Горенштейн лукавит — идишем он владел, хотя, скорее всего, в недостаточной мере для писательского творчества (в заявлении 1962 года на поступление на Высшие сценарные курсы во ВГИКе, хранящемся в московском РГАЛИ, он упоминает идиш как один из языков, которые знает). Примечательно то, что он определяет русский как язык, выбранный не столько им самим, сколько за него ироничной превратностью истории. Предъявить себя публично миру еврейским писателем было бы поступком слепоты по отношению к самой истории и лингвистическим перипетиям своего бытия. Это также явилось бы обязательным шагом в направлении этнической и малой еврейской литературы в контексте большой русской, что претило честолюбию Горенштейна.
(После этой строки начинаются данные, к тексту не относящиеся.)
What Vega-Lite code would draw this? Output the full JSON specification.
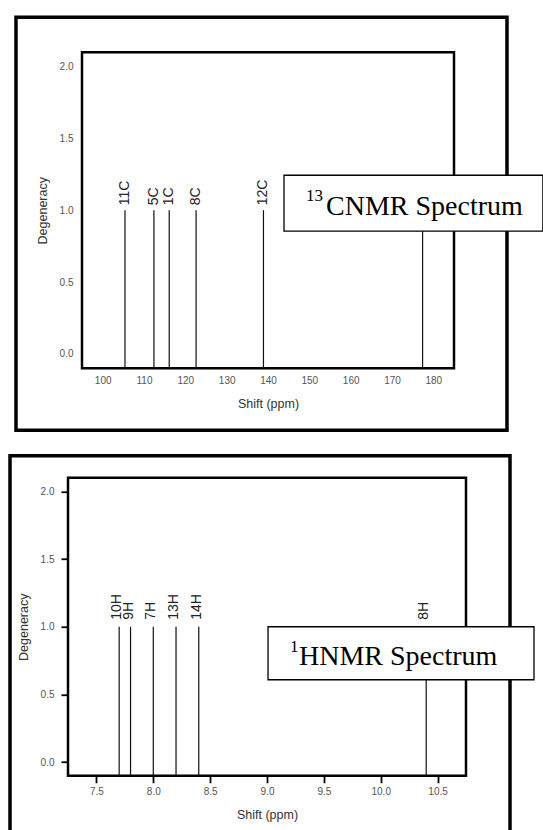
{
  "$schema": "https://vega.github.io/schema/vega-lite/v6.json",
  "background": "white",
  "padding": {"left": 6, "top": 13.25, "right": 0, "bottom": 0},
  "spacing": 18.5,
  "config": {
    "view": {"stroke": "black", "strokeWidth": 2.5},
    "axis": {
      "grid": false, "domain": false,
      "labelFont": "Liberation Sans", "labelFontSize": 10, "labelColor": "#555",
      "titleFont": "Liberation Sans", "titleFontSize": 12.5, "titleFontWeight": "normal", "titleColor": "#333",
      "labelFlush": false, "labelOverlap": false
    }
  },
  "datasets": {
    "c13": [
      {"shift": 105.4, "degeneracy": 1, "label": "11C"},
      {"shift": 112.4, "degeneracy": 1, "label": "5C"},
      {"shift": 116.1, "degeneracy": 1, "label": "1C"},
      {"shift": 122.6, "degeneracy": 1, "label": "8C"},
      {"shift": 138.9, "degeneracy": 1, "label": "12C"},
      {"shift": 177.4, "degeneracy": 1, "label": ""}
    ],
    "h1": [
      {"shift": 7.7, "degeneracy": 1, "label": "10H"},
      {"shift": 7.8, "degeneracy": 1, "label": "9H"},
      {"shift": 8.0, "degeneracy": 1, "label": "7H"},
      {"shift": 8.2, "degeneracy": 1, "label": "13H"},
      {"shift": 8.4, "degeneracy": 1, "label": "14H"},
      {"shift": 10.4, "degeneracy": 1, "label": "8H"}
    ]
  },
  "vconcat": [
    {"spacing": 0, "hconcat": [
    {"width": 1, "height": 1, "view": {"stroke": null}, "data": {"values": [{}]}, "mark": {"type": "point", "opacity": 0, "size": 1}},
    {
      "width": 372, "height": 316,
      "layer": [
        {
          "data": {"name": "c13"},
          "mark": {"type": "rule", "color": "#111", "strokeWidth": 1.2},
          "encoding": {
            "x": {"field": "shift", "type": "quantitative",
                  "scale": {"domain": [95, 185], "nice": false, "zero": false},
                  "axis": {"values": [100, 110, 120, 130, 140, 150, 160, 170, 180], "ticks": false, "labelPadding": 7, "labelOverlap": false, "title": "Shift (ppm)", "titlePadding": 12}},
            "y": {"field": "degeneracy", "type": "quantitative",
                  "scale": {"domain": [-0.1, 2.1], "nice": false, "zero": false},
                  "axis": {"values": [0, 0.5, 1, 1.5, 2], "format": ".1f", "ticks": false, "labelPadding": 9, "labelOverlap": false, "title": "Degeneracy", "titlePadding": 10}},
            "y2": {"datum": -0.1}
          }
        },
        {
          "data": {"name": "c13"},
          "mark": {"type": "text", "angle": 270, "align": "left", "baseline": "middle", "dx": 5, "dy": 0, "font": "Liberation Sans", "fontSize": 14, "color": "#222"},
          "encoding": {
            "x": {"field": "shift", "type": "quantitative", "scale": {"domain": [95, 185], "nice": false, "zero": false}},
            "y": {"field": "degeneracy", "type": "quantitative", "scale": {"domain": [-0.1, 2.1], "nice": false, "zero": false}},
            "text": {"field": "label"}
          }
        },
        {
          "data": {"values": [{}]},
          "mark": {"type": "rect", "filled": false, "stroke": "black", "strokeWidth": 3.5},
          "encoding": {
            "x": {"datum": 79.03, "type": "quantitative", "scale": {"domain": [95, 185], "nice": false, "zero": false}},
            "x2": {"datum": 197.82},
            "y": {"datum": 2.344, "type": "quantitative", "scale": {"domain": [-0.1, 2.1], "nice": false, "zero": false}},
            "y2": {"datum": -0.532}
          }
        },
        {
          "data": {"values": [{}]},
          "mark": {"type": "rect", "fill": "white", "stroke": "black", "strokeWidth": 1.3},
          "encoding": {
            "x": {"datum": 143.87, "type": "quantitative", "scale": {"domain": [95, 185], "nice": false, "zero": false}},
            "x2": {"datum": 206.5},
            "y": {"datum": 1.2437, "type": "quantitative", "scale": {"domain": [-0.1, 2.1], "nice": false, "zero": false}},
            "y2": {"datum": 0.854}
          }
        },
        {
          "data": {"values": [{}]},
          "mark": {"type": "text", "align": "left", "baseline": "alphabetic", "font": "Liberation Serif", "fontSize": 28, "color": "black"},
          "encoding": {
            "x": {"datum": 154.03, "type": "quantitative", "scale": {"domain": [95, 185], "nice": false, "zero": false}},
            "y": {"datum": 0.965, "type": "quantitative", "scale": {"domain": [-0.1, 2.1], "nice": false, "zero": false}},
            "text": {"value": "CNMR Spectrum"}
          }
        },
        {
          "data": {"values": [{}]},
          "mark": {"type": "text", "align": "left", "baseline": "alphabetic", "font": "Liberation Serif", "fontSize": 17, "color": "black"},
          "encoding": {
            "x": {"datum": 149.19, "type": "quantitative", "scale": {"domain": [95, 185], "nice": false, "zero": false}},
            "y": {"datum": 1.0627, "type": "quantitative", "scale": {"domain": [-0.1, 2.1], "nice": false, "zero": false}},
            "text": {"value": "13"}
          }
        },
        {
          "data": {"values": [{}]},
          "mark": {"type": "rule", "opacity": 0, "strokeWidth": 1},
          "encoding": {
            "x": {"datum": 77.28, "type": "quantitative", "scale": {"domain": [95, 185], "nice": false, "zero": false}},
            "y": {"datum": 0, "type": "quantitative", "scale": {"domain": [-0.1, 2.1], "nice": false, "zero": false}},
            "y2": {"datum": 0.5}
          }
        }
      ]
    }
    ]},
    {"spacing": 0, "hconcat": [
    {"width": 1, "height": 1, "view": {"stroke": null}, "data": {"values": [{}]}, "mark": {"type": "point", "opacity": 0, "size": 1}},
    {
      "width": 398, "height": 298,
      "layer": [
        {
          "data": {"name": "h1"},
          "mark": {"type": "rule", "color": "#111", "strokeWidth": 1.2},
          "encoding": {
            "x": {"field": "shift", "type": "quantitative",
                  "scale": {"domain": [7.25, 10.75], "nice": false, "zero": false},
                  "axis": {"values": [7.5, 7.75, 8, 8.25, 8.5, 8.75, 9, 9.25, 9.5, 9.75, 10, 10.25, 10.5],
                           "labelExpr": "abs(datum.value * 2 - round(datum.value * 2)) < 0.01 ? format(datum.value, '.1f') : ''",
                           "labelOverlap": false,
                           "ticks": true, "tickSize": 7, "tickWidth": 1.8, "tickColor": "black", "labelPadding": 4,
                           "title": "Shift (ppm)", "titlePadding": 12}},
            "y": {"field": "degeneracy", "type": "quantitative",
                  "scale": {"domain": [-0.1, 2.1], "nice": false, "zero": false},
                  "axis": {"values": [0, 0.25, 0.5, 0.75, 1, 1.25, 1.5, 1.75, 2],
                           "labelExpr": "abs(datum.value * 2 - round(datum.value * 2)) < 0.01 ? format(datum.value, '.1f') : ''",
                           "labelOverlap": false,
                           "ticks": true, "tickSize": 7, "tickWidth": 1.8, "tickColor": "black", "labelPadding": 7,
                           "title": "Degeneracy", "titlePadding": 10}},
            "y2": {"datum": -0.1}
          }
        },
        {
          "data": {"name": "h1"},
          "mark": {"type": "text", "angle": 270, "align": "left", "baseline": "middle", "dx": 7, "dy": -2, "font": "Liberation Sans", "fontSize": 14, "color": "#222"},
          "encoding": {
            "x": {"field": "shift", "type": "quantitative", "scale": {"domain": [7.25, 10.75], "nice": false, "zero": false}},
            "y": {"field": "degeneracy", "type": "quantitative", "scale": {"domain": [-0.1, 2.1], "nice": false, "zero": false}},
            "text": {"field": "label"}
          }
        },
        {
          "data": {"values": [{}]},
          "mark": {"type": "rect", "filled": false, "stroke": "black", "strokeWidth": 3.5},
          "encoding": {
            "x": {"datum": 6.74, "type": "quantitative", "scale": {"domain": [7.25, 10.75], "nice": false, "zero": false}},
            "x2": {"datum": 11.137},
            "y": {"datum": 2.262, "type": "quantitative", "scale": {"domain": [-0.1, 2.1], "nice": false, "zero": false}},
            "y2": {"datum": -0.57}
          }
        },
        {
          "data": {"values": [{}]},
          "mark": {"type": "rect", "fill": "white", "stroke": "black", "strokeWidth": 1.3},
          "encoding": {
            "x": {"datum": 9.009, "type": "quantitative", "scale": {"domain": [7.25, 10.75], "nice": false, "zero": false}},
            "x2": {"datum": 11.348},
            "y": {"datum": 1.0, "type": "quantitative", "scale": {"domain": [-0.1, 2.1], "nice": false, "zero": false}},
            "y2": {"datum": 0.6087}
          }
        },
        {
          "data": {"values": [{}]},
          "mark": {"type": "text", "align": "left", "baseline": "alphabetic", "font": "Liberation Serif", "fontSize": 28, "color": "black"},
          "encoding": {
            "x": {"datum": 9.2815, "type": "quantitative", "scale": {"domain": [7.25, 10.75], "nice": false, "zero": false}},
            "y": {"datum": 0.7194, "type": "quantitative", "scale": {"domain": [-0.1, 2.1], "nice": false, "zero": false}},
            "text": {"value": "HNMR Spectrum"}
          }
        },
        {
          "data": {"values": [{}]},
          "mark": {"type": "text", "align": "left", "baseline": "alphabetic", "font": "Liberation Serif", "fontSize": 17, "color": "black"},
          "encoding": {
            "x": {"datum": 9.202, "type": "quantitative", "scale": {"domain": [7.25, 10.75], "nice": false, "zero": false}},
            "y": {"datum": 0.81, "type": "quantitative", "scale": {"domain": [-0.1, 2.1], "nice": false, "zero": false}},
            "text": {"value": "1"}
          }
        }
      ]
    }
    ]}
  ]
}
Свою русскость он определяет здесь не историей и культурой, а исключительно языком. В этом неотъемлемая часть его полемической стратегии, на которой покоится его представление о положении еврея в христианском мире. Он говорит об использовании этого языка: «А я пользуюсь без права и без разрешения оскорбленных. Не на паперти выпросил — сам взял, никого не спрося. “Какое право при подобных взглядах вы имеете пользоваться русским языком!” Какое право? А какое право вы имеете пользоваться еврейской Библией и еврейским Евангелием? Я не возражаю — пользуйтесь, пользуйтесь».
В своем «памфлете-диссертации» Горенштейн проводит параллель между «попрошайничеством» евреев-выкрестов, чей Христос, как в стихотворении Бориса Слуцкого, «нищих на папертях собирал», и «попрошайничеством» евреев, входящих в русскую культуру и возводящих русский язык в сакральную ценность. «А ведь существуют разные формы попрошайничества, — пишет он, — при общем личностном типе попрошайки, в данном случае, к сожалению, специфически еврейском, связанном с патологией национальной истории». Три основных компонента вырисовываются в мышлении Горенштейна: утилитарное понятие о языке, его аутсайдерское место в русской литературе и переосмысление Библии. Это философия не незваного гостя на пире русской литературы, а современного еврея, говорящего голосом древности, которым он заявляет о своих наследственных правах и милостиво позволяет другим пользоваться тем, что они забрали у него без спросу.